A closer look at the limestone beds gives a much stronger indication of their marine origin:

Marine fossils in Pennsylvanian limestone along trail

Marine fossils in Pennsylvanian limestone along trail

The rocks are full of fossils – brachiopods (the shells), crinoids (sea lilies), and byrozoans (looking like sea fans) – which strengthen the interpretation that these limestones were laid down in a shallow sea. Such creatures typically thrive in shallow, warm, sunlit waters. The fact that most of the fossils are abraded or broken up into fragments suspended in limy mud (geologists call this a “fossil hash”) also hints at waves and tidal currents dispersing the remains.

These fossils help in another way: they allow geologist to assign the rocks to a specific period in the distant past – in this case, the Pennsylvanian Period (320 -286 million years ago).
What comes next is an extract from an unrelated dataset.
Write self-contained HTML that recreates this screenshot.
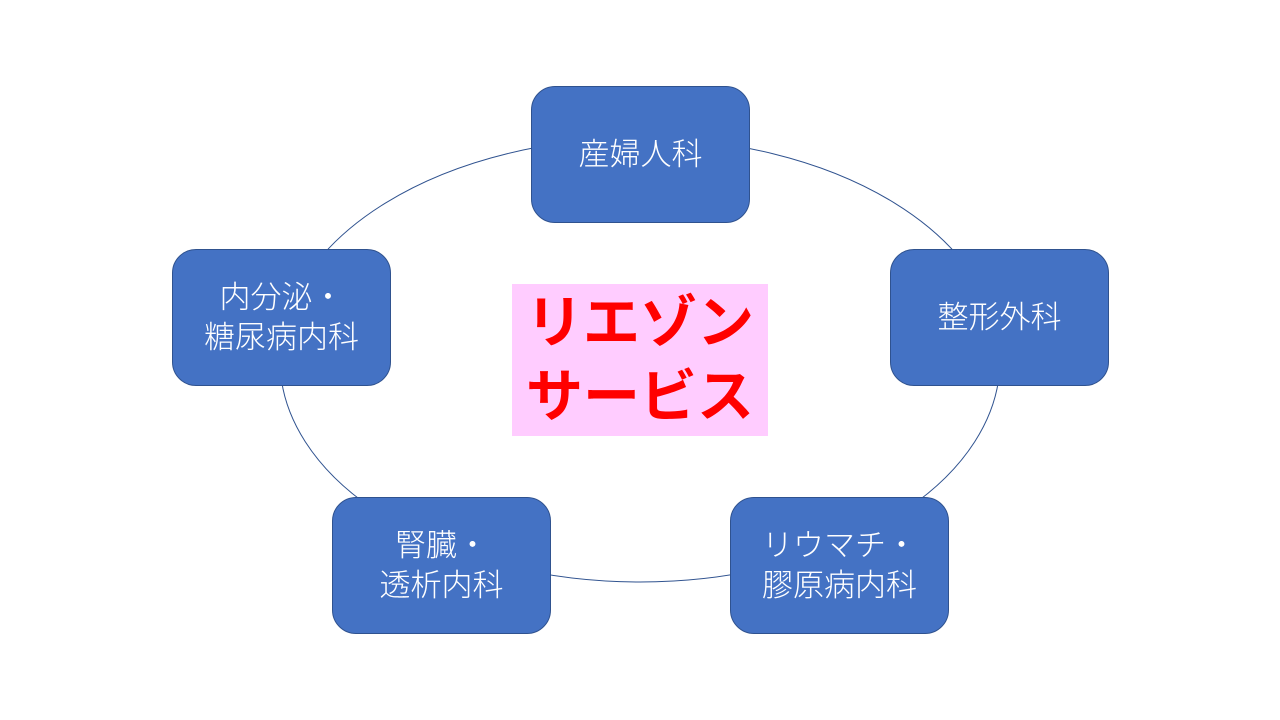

Reconstructions of the positions of the drifting continents puts New Mexico practically at the Equator at that time. A foreshadowing of the Rocky Mountains – the Ancestral Rockies – were punching up through shallow seas then, responding to stresses set up by the convergence of the North and South American continents. In my mind’s eye, I can picture a calm ocean glittering under a hot equatorial sky, with arid islands of granite shimmering in the distance – like the Sea of Cortez off La Paz – right here, where Santa Fe sits today, 7000 feet above the ocean.

So next time you’re here in town, take a short drive up Alameda Street and Upper Canyon road, get out and stretch your legs, say hello to the nice people at The Nature Store, and have a walk, with eyes either tuned to the past or the present, in this wonderful natural treasure only minutes from the Plaza.